The Bishop of Rochester, The Rt Rev Dr Michael Nazir-Ali, said last month that non-Muslims
faced a hostile reception in places dominated by the ideology of Islamic radicals.

Dr Williams said the use of the phrase "no-go areas" had sparked controversy because it
reminded people of Northern Ireland.

"I don't think that was at all what was intended; I think it was meant to point to the silo
problem, the sense of communities not communicating with each other.

"Many Muslims would say that they feel bits of British society are no-go areas for them."

Mohammed Shafiq, director of the Ramadhan Foundation, welcomed the comments.

"These comments further underline the attempts by both our great faiths to build respect and
tolerance.

"Sharia law for civil matters is something which has been introduced in some Western
countries with much success; I believe that Muslims would take huge comfort from the
Government allowing civil matters being resolved according to their faith.

"We are however disappointed that the Archbishop of Canterbury was silent when Mr Nazir-Ali
was promoting intolerance and lying about no-go areas for Christians in the UK by Muslim
extremists.

"Unless he speaks out against this intolerance, Muslims will take his silence as
authorisation and support for such comments.

"The Ramadhan Foundation will continue to work with the Church of England to build
understanding and respect for our two communities."

Dr Williams's comments are likely to fuel the debate over multiculturalism in the UK.

But he insists that Sharia law needs to be better understood.

At the moment, he says "sensational reporting of opinion polls" clouds the issue.

THE EVENING STANDARD

Friday, February 01, 2008

Obama: Dhimmi Democratic candidate reveals his Muslim Summit Agenda

comment by Jerry Gordon
http://www.actforamerica.org

Senator Barack Obama, who appears to be sprinting in the pre Super Tuesday polls appears to have pulled off a real shocker. He revealed that he is a dhimmi Democrat. In a Paris Match interview yesterday, he indicated that one of the first things that he would do if elected would be to convene a summit with the leaders of the world's Muslim nations and enlist their aid in the war on terrorism.

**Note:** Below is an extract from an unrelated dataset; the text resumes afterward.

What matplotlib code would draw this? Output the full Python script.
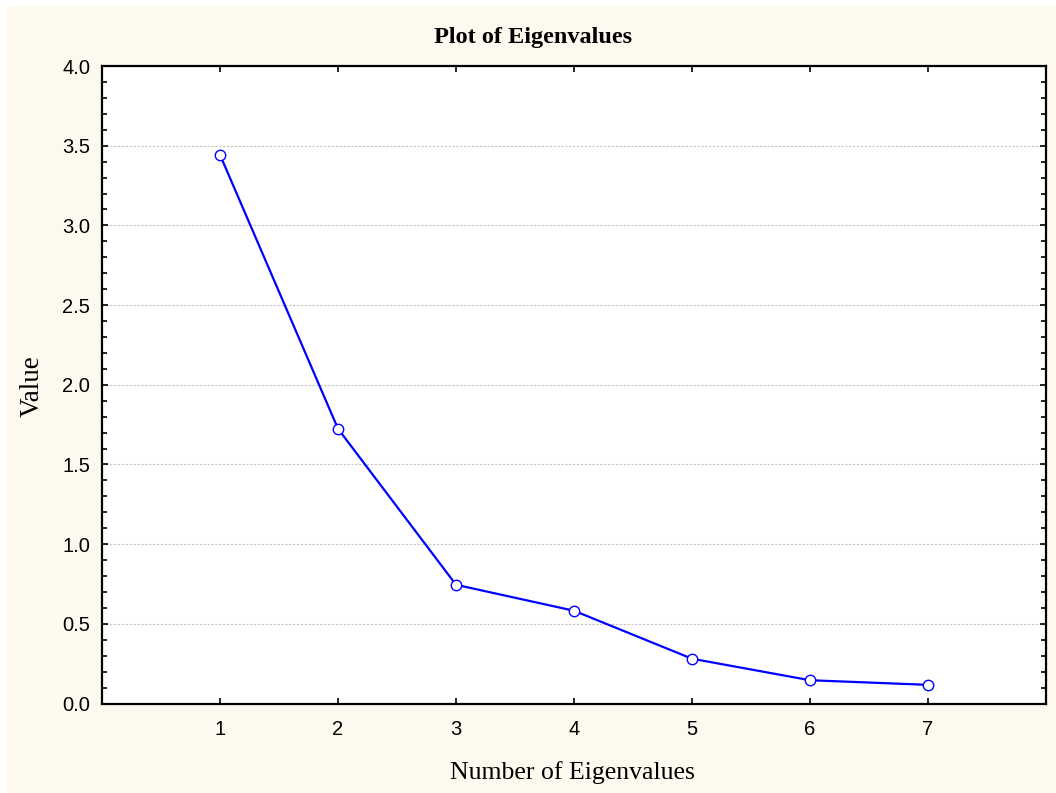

Here is what Obama said in the Paris Match interview as translated by Reuters.

"Once I'm elected, I want to organize a summit in the Muslim world, with all the heads of state, to have an honest discussion about ways to bridge the gap that grows every day between Muslims and the West," Thursday's edition of Paris Match quoted Obama as saying,

"I want to ask them to join our fight against terrorism. We must also listen to their concerns."

Really. Sounds like appeasement to us. That amounts to letting all of the Islamic camel into the tent to eat our lunch. It's bad enough that we have Cultural Jihad and Sharia finance breaking on these shores, big time. Now, we have a possible presumptive Presidential candidate who doesn't realize that it is not the war of terrorism. It is the war against Political Islam that we are engaged in: the long war. Whether it is Jihad, the tag line from GOP contender Governor Romney,or,the war against radical Islamic extremism of Sen. McCain, at least they 'get it'.

Here's what Matt Brooks of the Republican Jewish Coalition said in a news release, today:

"We are deeply troubled by Senator Obama's desire to 'hold a summit in the Muslim world, with all heads of state' -- many of whom have yet to renounce terrorism or refrain from anti-Semitic incitement," said Brooks. "Nowhere in the Paris Match article does Senator Obama affirm Israel's right to exist. Nor does he condemn the repeated terrorist strikes against Israel -- the only stable democracy in the region."

"Further in his interview, Senator Obama said he wanted to listen to the 'concerns' of these nations. For many, their biggest concern is Israel's existence. It's worrisome that Senator Obama wants to 'listen' to those calling for Israel's destruction. It's also worrisome that he didn't use this interview to call on Muslims to stop teaching hateful anti-Semitic and anti-Israel propaganda in their schools and textbooks."

"By asking Muslim nations, some of whom actively train and fund Hezbollah and Hamas, to 'join our fight against terrorism,' Senator Obama once again demonstrates his shaky foreign policy judgment and raises questions about his commitment to Israel's security. For all those who care about Israel, Senator Obama's Muslim nations summit is a cause for alarm and concern," said Brooks.

So where is Obama getting the idea that he should be engaged in dialogue with Muslims, who hold him and us in contempt, as kaffirs-"unbelievers"? Is it his half brother, a Luo tribesman in Kenya? Or his commiseration with Kenyan opposition leader Raila Odinga who cut a deal with the National Muslim Leaders Forum in Kenya to abet sharia?

At any Summit with leaders of the Organization of Islamic Conference, all they will do is spew out is nothing but taqiyyah-religiously sanctioned dissimilitude and suggest that a 'hudna' or cease fire, is all that is needed. A cease fire so they can regroup and attack us when we least expect it.

Many think that Obama has been listening to his racist and anti-Semitic pastor at the Trinity United Church of Christ who has sucked up to Nation of Islam head Louis Farrakhan and Libya's crazed Muammar Gaddafi.

Perhaps, Obama has been taking advise from foreign policy advisers like the father Zbigniew Brzezinski and son Mark, former President 'Jimma' Carter and Tony Lake, former, Clinton aide. Or perhaps it is the eminence grise financier, hedge fund mogul and anti-US hegemon advocate, George Soros.

As Muslims consider Obama a murtadd or apostate, I wouldn't advise his attending any Muslim summit. They might have Imams, Mullahs and Ayatollahs issue a fatwa against him.